Combinadas, la crisis generada por el COVID-19 y la inminencia de la próxima campaña electoral plantean una oportunidad perfecta para que el populismo dirija la agenda política del país. Agudizada la vulnerabilidad de los ciudadanos, por la merma en sus ingresos y por el costo en vidas de la pandemia, el escenario es propicio para que, en nombre de la “justicia” y como embajadores del “pueblo”, nuestras autoridades legislen a favor de los aplausos y en contra de la prudencia más elemental. Y en estos días tanto el Poder Ejecutivo como el Legislativo nos han dado muestras palmarias de este peligro.
Sea un “impuesto solidario” a los que más ganan, una liberación repentina de parte de los fondos de las AFP o un embate a la seguridad jurídica suspendiendo de manera unilateral el cobro de peajes en todo el país, las medidas de esta naturaleza apuntan todas en un sentido similar. Por un lado, el problema se reduce a una situación de “ellos contra nosotros”, una dicotomía que busca, como ocurrió con la discusión referida a los fondos de pensiones, anular los reparos –técnicos o políticos– que puedan haber contra una medida calificándolos de interesados o al servicio de los grupos de poder. Y por otro lado, cada una de las propuestas trata de posicionar al que las plantea como el abnegado paladín de una causa que solo él sabe y quiere defender.
Algunas frases repartidas por miembros de este Parlamento han ido en el sentido descrito. Fernando Meléndez, portavoz de la bancada de Alianza para el Progreso, ha dicho, por ejemplo, que “el Congreso no está siendo populista, está corrigiendo lo que en años no se atrevieron a hacer ni el Gobierno, ni los parlamentos anteriores”, sentenciando que “devolver derechos no es populismo, eso se llama hacer justicia”. De manera similar, el titular de la Mesa Directiva del aludido poder del Estado defendió la norma que liberó el 25% de las pensiones asegurando que fue una iniciativa que recogió “el clamor popular”.
Desde este Diario, durante estos meses, hemos expuesto hasta la saciedad los perjuicios económicos que las recientes muestras de populismo pueden generar. Como se sabe, quienes operan de esta manera distinguen en el efecto inmediato de sus medidas su objetivo final, sin pensar en las consecuencias negativas que el tiempo pueda ir revelando. Pero este modo de hacer política, en especial si se continúa difundiendo, también puede traducirse en daños institucionales más serios.

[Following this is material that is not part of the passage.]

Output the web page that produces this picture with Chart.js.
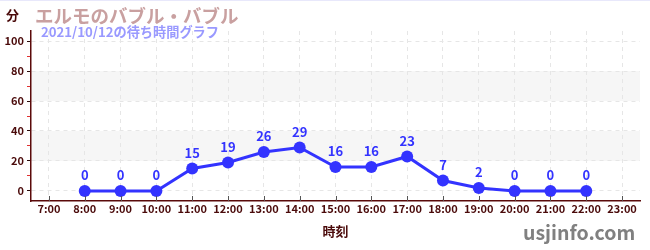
<!DOCTYPE html>
<html><head><meta charset="utf-8">
<script src="https://cdn.jsdelivr.net/npm/chart.js@4/dist/chart.umd.min.js"></script>
<style>
html,body{margin:0;padding:0;background:#fff;}
#wrap{position:relative;width:650px;height:250px;overflow:hidden;border-top:1px solid #e8e8fb;box-sizing:border-box;}
#c{position:absolute;left:0;top:0;}
.t{position:absolute;font-family:"Noto Sans CJK JP","Noto Sans",sans-serif;font-weight:bold;white-space:nowrap;line-height:1;}
</style></head>
<body>
<div id="wrap">
<canvas id="c" width="650" height="250"></canvas>
<div class="t" style="left:6px;top:7px;font-size:13px;color:#4a0a0a;">分</div>
<div class="t" style="left:35px;top:5px;font-size:18.5px;color:#c9a0a0;">エルモのバブル・バブル</div>
<div class="t" style="left:41px;top:24px;font-size:13.2px;color:#9999ff;">2021/10/12の待ち時間グラフ</div>
<div class="t" style="left:523px;top:221px;font-size:19.5px;color:#808080;">usjinfo.com</div>
</div>
<script>
const hours = [8, 9, 10, 11, 12, 13, 14, 15, 16, 17, 18, 19, 20, 21, 22];
const waits = [0, 0, 0, 15, 19, 26, 29, 16, 16, 23, 7, 2, 0, 0, 0];
const xTickHours = [7, 8, 9, 10, 11, 12, 13, 14, 15, 16, 17, 18, 19, 20, 21, 22, 23];
const yTickValues = [0, 10, 20, 30, 40, 50, 60, 70, 80, 90, 100];
const bandRanges = [[20, 40], [60, 80]];

const FONT = '"Noto Sans CJK JP","Noto Sans",sans-serif';
const MAROON = '#4a0a0a';

const bandPlugin = {
  id: 'bands',
  beforeDraw(chart) {
    const {ctx, chartArea: a, scales: {y}} = chart;
    ctx.save();
    ctx.fillStyle = '#f6f6f6';
    bandRanges.forEach(([lo, hi]) => {
      const yt = y.getPixelForValue(hi), yb = y.getPixelForValue(lo);
      ctx.fillRect(a.left, yt, a.right - a.left, yb - yt);
    });
    ctx.restore();
  }
};

const xTickPlugin = {
  id: 'xticks',
  afterDraw(chart) {
    const {ctx, chartArea: a, scales: {x}} = chart;
    ctx.save();
    ctx.strokeStyle = '#555';
    ctx.lineWidth = 1;
    x.ticks.forEach(t => {
      const px = Math.round(x.getPixelForValue(t.value)) + 0.5;
      ctx.beginPath();
      ctx.moveTo(px, a.bottom);
      ctx.lineTo(px, a.bottom - 5);
      ctx.stroke();
    });
    ctx.restore();
  }
};

const labelPlugin = {
  id: 'vlabels',
  afterDatasetsDraw(chart) {
    const {ctx} = chart;
    const meta = chart.getDatasetMeta(0);
    ctx.save();
    ctx.fillStyle = '#3333ff';
    ctx.font = 'bold 13px ' + FONT;
    ctx.textAlign = 'center';
    ctx.textBaseline = 'bottom';
    meta.data.forEach((pt, i) => {
      ctx.fillText(String(waits[i]), pt.x, pt.y - 9);
    });
    ctx.restore();
  }
};

new Chart(document.getElementById('c'), {
  type: 'line',
  data: {
    datasets: [{
      data: hours.map((h, i) => ({x: h, y: waits[i]})),
      borderColor: '#3333ff',
      backgroundColor: '#3333ff',
      borderWidth: 3,
      pointRadius: 6,
      pointBackgroundColor: '#3333ff',
      pointBorderWidth: 0,
      tension: 0,
      fill: false
    }]
  },
  options: {
    responsive: false,
    animation: false,
    devicePixelRatio: 1,
    layout: {padding: {top: 30, right: 10, left: 0, bottom: 12}},
    plugins: {legend: {display: false}, tooltip: {enabled: false}},
    scales: {
      x: {
        type: 'linear',
        min: 6.5, max: 23.5,
        afterBuildTicks: s => { s.ticks = xTickHours.map(v => ({value: v})); },
        afterFit: s => { s.height = 38; },
        ticks: {
          autoSkip: false, maxRotation: 0,
          color: MAROON, font: {family: FONT, size: 11, weight: 'bold'},
          padding: 1,
          callback: v => v + ':00'
        },
        grid: {color: '#e6e6e6', tickLength: 0, lineWidth: 1},
        border: {color: '#5a0a0a', width: 1.5, dash: [4, 4]},
        title: {display: true, text: '時刻', color: MAROON, font: {family: FONT, size: 13, weight: 'bold'}, padding: {top: 6, bottom: 0}}
      },
      y: {
        min: -6.667, max: 106.667,
        afterBuildTicks: s => { s.ticks = yTickValues.map(v => ({value: v})); },
        afterFit: s => { s.width = 31; },
        ticks: {
          color: MAROON, font: {family: FONT, size: 11, weight: 'bold'},
          padding: 3,
          callback: v => (v % 20 === 0 ? String(v) : '')
        },
        grid: {
          color: c => (c.tick && c.tick.value % 20 === 0 ? '#e6e6e6' : 'rgba(0,0,0,0)'),
          tickColor: c => (c.tick && c.tick.value % 20 === 0 ? '#2a0a0a' : '#e03030'),
          tickLength: 4,
          lineWidth: 1
        },
        border: {color: '#5a0a0a', width: 1.5, dash: [4, 4]}
      }
    }
  },
  plugins: [bandPlugin, xTickPlugin, labelPlugin]
});
</script>
</body></html>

En el nombre del pueblo, en fin, pueden justificarse múltiples atropellos, especialmente cuando el que diagnostica los problemas e identifica a los causantes tiene la tribuna y el poder para cumplir sus proclamas. Donald Trump, por ejemplo, ha consolidado a lo largo de los años un discurso contra los medios de prensa que son críticos de su gestión o que exponen sus mentiras, tildándolos de ‘fake news’ o de ser engañosos. Recientemente pasó del dicho al hecho firmando una ley que reaccionaba a un altercado que tuvo con la red social Twitter y que removía ciertas protecciones legales a este tipo de plataformas. Un ataque artero contra la libertad de expresión disfrazado en un intento por protegerla.
Y ejemplos de lo anterior vienen de ambos lados del espectro político con distintos grados de radicalismo. El régimen de Nicolás Maduro ha perpetrado innumerables abusos en nombre de una “revolución” que él asegura se libra a favor de su gente y contra el imperialismo o el neoliberalismo y Venezuela hoy es una dictadura sin atenuantes.
No queremos decir, claro, que la aspiración de nuestras autoridades sea alcanzar límites como los descritos, pero sí es importante que no se pierda de vista que “el clamor popular” no basta como herramienta para gobernar o legislar y abre una puerta potencialmente peligrosa. Las necesidades de la ciudadanía tienen que matizarse con la cautela técnica y ser canalizadas respetando el Estado de derecho y las libertades individuales. Hay que pensar en el futuro, no en la próxima encuesta o elección.